What are the problem faced by vineyard managers today?

They are dealing with regular late spring frost, summer rain and temperature change.

What would frost, rain and temperature change do to the vines in vineyard?

These environment factors affect vines growth and quality as follows:

  • 1) Late Spring Frost damages buds and young shoots, which are critical for the vine's growth cycle and grape yield. Severe frost can destroy the primary buds, reducing the potential crop.
  • 2) Rain disrupts flowering and pollination, leading to poor fruit set (also called "shatter" or "coulure"). Excessive rain increases humidity, which encourages the development of fungal diseases such as downy mildew, powdery mildew, and botrytis.
  • 3) Temperature fluctuations delay or accelerate phenological stages such as bud break, flowering, veraison (color change), and ripening. Sudden cold snaps or heatwaves can stress the vines, affecting their development.

Forst on vineyard

How much can we monitor these environment factors?

Satellite data can effectively monitor frost, GDD (Growing Degree Days), and total precipitation, enabling vineyard managers to track and mitigate the impacts of environmental factors.

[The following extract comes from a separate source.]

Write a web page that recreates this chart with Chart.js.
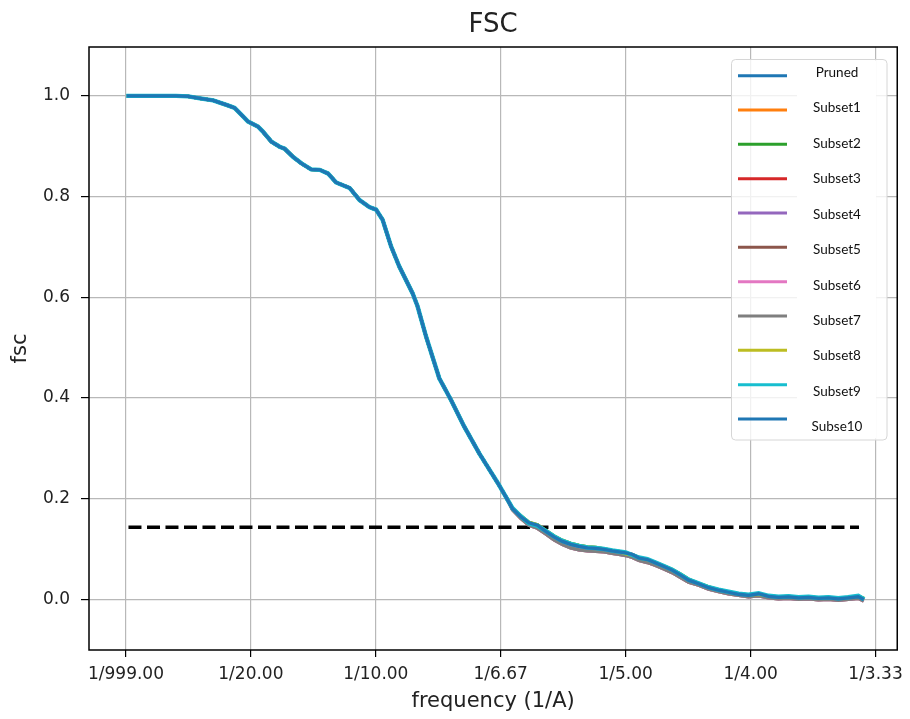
<!DOCTYPE html>
<html lang="en">
<head>
    <meta charset="UTF-8">
    <title>FSC</title>
    <style>
        body {
            margin: 0;
            background: #fff;
        }
    </style>
    <script src="https://cdn.jsdelivr.net/npm/chart.js"></script>
</head>
<body>
    <canvas id="fscChart" width="910" height="719"></canvas>

    <script>
        // Low frequencies: all curves lie on top of each other here
        const FREQ_HEAD = [0.001, 0.010, 0.020, 0.0249, 0.0296, 0.0349, 0.0402, 0.0435, 0.0469, 0.0488,
            0.0528, 0.0548, 0.0582, 0.0615, 0.0635, 0.0668, 0.0702, 0.0741, 0.0775, 0.0808,
            0.0841, 0.0895, 0.0935, 0.0974, 0.1001, 0.1027, 0.1061, 0.1094, 0.1147, 0.1167,
            0.1201, 0.1254, 0.1301, 0.1354, 0.1414, 0.1454, 0.1487, 0.1520];
        const FSC_HEAD = [1.000, 1.000, 1.000, 0.999, 0.995, 0.991, 0.982, 0.976, 0.959, 0.949,
            0.939, 0.929, 0.909, 0.899, 0.895, 0.879, 0.866, 0.854, 0.853, 0.846,
            0.828, 0.817, 0.793, 0.779, 0.774, 0.754, 0.701, 0.661, 0.608, 0.582,
            0.522, 0.439, 0.396, 0.343, 0.290, 0.258, 0.232, 0.204];

        // High frequencies: the subsets spread out a little
        const FREQ_TAIL = [0.1547, 0.1580, 0.1613, 0.1647, 0.1680, 0.1713, 0.1747, 0.1780, 0.1813, 0.1847,
            0.1880, 0.1913, 0.1946, 0.1973, 0.2000, 0.2027, 0.2053, 0.2087, 0.2120, 0.2153,
            0.2186, 0.2220, 0.2252, 0.2292, 0.2332, 0.2372, 0.2412, 0.2452, 0.2492, 0.2532,
            0.2572, 0.2612, 0.2652, 0.2692, 0.2732, 0.2772, 0.2812, 0.2851, 0.2891, 0.2931, 0.2947];
        const TAIL_A = [0.180, 0.164, 0.152, 0.147, 0.135, 0.124, 0.115, 0.109, 0.105, 0.102,
            0.101, 0.099, 0.096, 0.094, 0.092, 0.089, 0.082, 0.079, 0.072, 0.065,
            0.058, 0.048, 0.038, 0.031, 0.023, 0.018, 0.014, 0.010, 0.008, 0.011,
            0.006, 0.004, 0.005, 0.003, 0.004, 0.002, 0.003, 0.001, 0.003, 0.005, 0.001];
        const TAIL_B = [0.178, 0.161, 0.147, 0.141, 0.130, 0.118, 0.109, 0.102, 0.098, 0.096,
            0.095, 0.094, 0.091, 0.089, 0.087, 0.083, 0.077, 0.073, 0.067, 0.060,
            0.053, 0.043, 0.034, 0.028, 0.020, 0.015, 0.011, 0.008, 0.005, 0.007,
            0.003, 0.001, 0.002, 0.000, 0.001, -0.001, 0.000, -0.002, 0.000, 0.002, -0.002];
        const TAIL_C = [0.181, 0.166, 0.153, 0.148, 0.137, 0.126, 0.117, 0.111, 0.107, 0.104,
            0.103, 0.100, 0.097, 0.095, 0.090, 0.088, 0.083, 0.079, 0.073, 0.066,
            0.059, 0.050, 0.040, 0.032, 0.025, 0.019, 0.015, 0.011, 0.009, 0.010,
            0.007, 0.005, 0.006, 0.004, 0.005, 0.003, 0.004, 0.002, 0.004, 0.006, 0.003];
        const TAIL_D = [0.181, 0.165, 0.151, 0.146, 0.136, 0.125, 0.116, 0.110, 0.106, 0.103,
            0.102, 0.100, 0.097, 0.095, 0.093, 0.088, 0.083, 0.080, 0.073, 0.066,
            0.059, 0.049, 0.039, 0.032, 0.024, 0.019, 0.015, 0.011, 0.009, 0.012,
            0.007, 0.005, 0.006, 0.004, 0.005, 0.003, 0.004, 0.002, 0.004, 0.007, 0.002];

        const SERIES = ['Pruned', 'Subset1', 'Subset2', 'Subset3', 'Subset4', 'Subset5',
            'Subset6', 'Subset7', 'Subset8', 'Subset9', 'Subse10'];
        const SERIES_TAIL = [TAIL_A, TAIL_A, TAIL_C, TAIL_A, TAIL_A, TAIL_B,
            TAIL_B, TAIL_B, TAIL_C, TAIL_D, TAIL_A];
        const COLORS = ['#1f77b4', '#ff7f0e', '#2ca02c', '#d62728', '#9467bd', '#8c564b',
            '#e377c2', '#7f7f7f', '#bcbd22', '#17becf', '#1f77b4'];

        // 0.143 threshold line
        const THRESHOLD = 0.143;
        const THRESHOLD_FREQ = [0.001, 0.2934];

        const X_TICKS = [0, 0.05, 0.10, 0.15, 0.20, 0.25, 0.30];
        const Y_TICKS = [0, 0.2, 0.4, 0.6, 0.8, 1.0];

        const TEXT = '#222';
        const FONT = 'DejaVu Sans';

        function curve(tail) {
            const pts = FREQ_HEAD.map((f, i) => ({ x: f, y: FSC_HEAD[i] }));
            FREQ_TAIL.forEach((f, i) => pts.push({ x: f, y: tail[i] }));
            return pts;
        }

        const datasets = SERIES.map((name, i) => ({
            label: name,
            data: curve(SERIES_TAIL[i]),
            borderColor: COLORS[i],
            // the cyan curve is a touch wider so it shows as a fringe under the last one
            borderWidth: name === 'Subset9' ? 4.4 : 3.3,
            borderCapStyle: 'square',
            pointRadius: 0,
            tension: 0,
            order: SERIES.length - i   // later series drawn on top
        }));

        datasets.push({
            label: 'threshold',
            data: THRESHOLD_FREQ.map(f => ({ x: f, y: THRESHOLD })),
            borderColor: '#000',
            borderWidth: 3.5,
            borderDash: [13, 5.5],
            pointRadius: 0,
            order: 20
        });

        // black box round the plot area, and the title centred over it
        const frame = {
            id: 'frame',
            afterDatasetsDraw(chart) {
                const a = chart.chartArea;
                const ctx = chart.ctx;
                ctx.save();
                ctx.strokeStyle = '#000';
                ctx.lineWidth = 1.5;
                ctx.strokeRect(a.left, a.top, a.right - a.left, a.bottom - a.top);
                ctx.fillStyle = TEXT;
                ctx.font = '26px ' + FONT;
                ctx.textAlign = 'center';
                ctx.textBaseline = 'alphabetic';
                ctx.fillText('FSC', (a.left + a.right) / 2, 32);
                ctx.restore();
            }
        };

        // legend drawn inside the axes, upper right
        const innerLegend = {
            id: 'innerLegend',
            afterDraw(chart) {
                const ctx = chart.ctx;
                const x0 = 731.5, y0 = 59.5, w = 155.5, h = 380.5, r = 4;
                ctx.save();
                ctx.beginPath();
                ctx.moveTo(x0 + r, y0);
                ctx.lineTo(x0 + w - r, y0);
                ctx.arcTo(x0 + w, y0, x0 + w, y0 + r, r);
                ctx.lineTo(x0 + w, y0 + h - r);
                ctx.arcTo(x0 + w, y0 + h, x0 + w - r, y0 + h, r);
                ctx.lineTo(x0 + r, y0 + h);
                ctx.arcTo(x0, y0 + h, x0, y0 + h - r, r);
                ctx.lineTo(x0, y0 + r);
                ctx.arcTo(x0, y0, x0 + r, y0, r);
                ctx.closePath();
                ctx.fillStyle = 'rgba(255,255,255,0.8)';
                ctx.fill();
                ctx.strokeStyle = '#d6d6d6';
                ctx.lineWidth = 1;
                ctx.stroke();

                // label column sits on a plain white strip
                ctx.fillStyle = '#fff';
                ctx.fillRect(797, 61, 79, 377);

                ctx.font = '13.5px Lato';
                ctx.textAlign = 'center';
                ctx.textBaseline = 'middle';
                SERIES.forEach((name, i) => {
                    const ly = 75.7 + 34.33 * i;
                    ctx.strokeStyle = COLORS[i];
                    ctx.lineWidth = 3;
                    ctx.beginPath();
                    ctx.moveTo(738, ly);
                    ctx.lineTo(787, ly);
                    ctx.stroke();
                    ctx.fillStyle = '#111';
                    ctx.fillText(name, 837, 72.7 + 35.43 * i);
                });
                ctx.restore();
            }
        };

        const ctx = document.getElementById('fscChart').getContext('2d');

        new Chart(ctx, {
            type: 'line',
            data: { datasets: datasets },
            plugins: [frame, innerLegend],
            options: {
                responsive: false,
                animation: false,
                layout: { padding: { left: 0, right: 11, top: 47, bottom: 0 } },
                plugins: {
                    legend: { display: false },
                    tooltip: { enabled: false },
                    title: { display: false }
                },
                scales: {
                    x: {
                        type: 'linear',
                        min: -0.0148,
                        max: 0.3087,
                        afterBuildTicks: s => { s.ticks = X_TICKS.map(v => ({ value: v })); },
                        afterFit: s => { s.height = 69; },
                        grid: { color: '#b8b8b8', lineWidth: 1.2, tickColor: '#000', tickLength: 7 },
                        border: { display: false },
                        ticks: {
                            color: TEXT,
                            padding: 7,
                            maxRotation: 0,
                            font: { family: FONT, size: 17 },
                            callback: v => v === 0 ? '1/999.00' : '1/' + (1 / v).toFixed(2)
                        },
                        title: {
                            display: true,
                            text: 'frequency (1/A)',
                            color: TEXT,
                            font: { family: FONT, size: 21 },
                            padding: { top: 0, bottom: 5 }
                        }
                    },
                    y: {
                        min: -0.1007,
                        max: 1.097,
                        afterBuildTicks: s => { s.ticks = Y_TICKS.map(v => ({ value: v })); },
                        afterFit: s => { s.width = 89; },
                        grid: { color: '#b8b8b8', lineWidth: 1.2, tickColor: '#000', tickLength: 8 },
                        border: { display: false },
                        ticks: {
                            color: TEXT,
                            padding: 11,
                            font: { family: FONT, size: 17 },
                            callback: v => v.toFixed(1)
                        },
                        title: {
                            display: true,
                            text: 'fsc',
                            color: TEXT,
                            font: { family: FONT, size: 21 },
                            padding: { top: 8, bottom: 0 }
                        }
                    }
                }
            }
        });
    </script>
</body>
</html>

Satellite data for frost days, GDD, and total precipitation helps vineyard managers by providing real-time insights to prevent frost damage, optimize vine growth stages, manage water resources efficiently, and mitigate risks of disease or poor grape quality due to adverse weather conditions.

Satellite data monitoring Aus vineyard Satellite data monitoring Jpn vineyard

How to code the risk map as shown?

This code assesses vineyard risk by calculating and normalizing three key environmental factors: frost days, growing degree days (GDD), and total precipitation. Each factor is computed using ERA5 daily reanalysis data for a specified region and time period.

Frost Days: Days with a minimum air temperature below 0°C are identified, and their total count is calculated. The frost days are normalized by dividing each pixel value by the maximum frost days in the region, resulting in a scale from 0 to 1.

GDD: The average daily temperature (converted from Kelvin to Celsius) is used to compute GDD with a base temperature of 10°C. Positive differences between daily mean temperature and the base are summed over the year. GDD values are normalized similarly.

Precipitation: Total precipitation is summed across all days within the time period. The values are normalized to ensure comparability.

The normalized layers are combined into a risk map using weighted contributions: frost days (40%), GDD (30%), and precipitation (30%). The final risk map highlights areas with higher environmental risks for vineyards, aiding decision-making for vineyard site selection and management. Layers are visualized using geemap for inspection and analysis.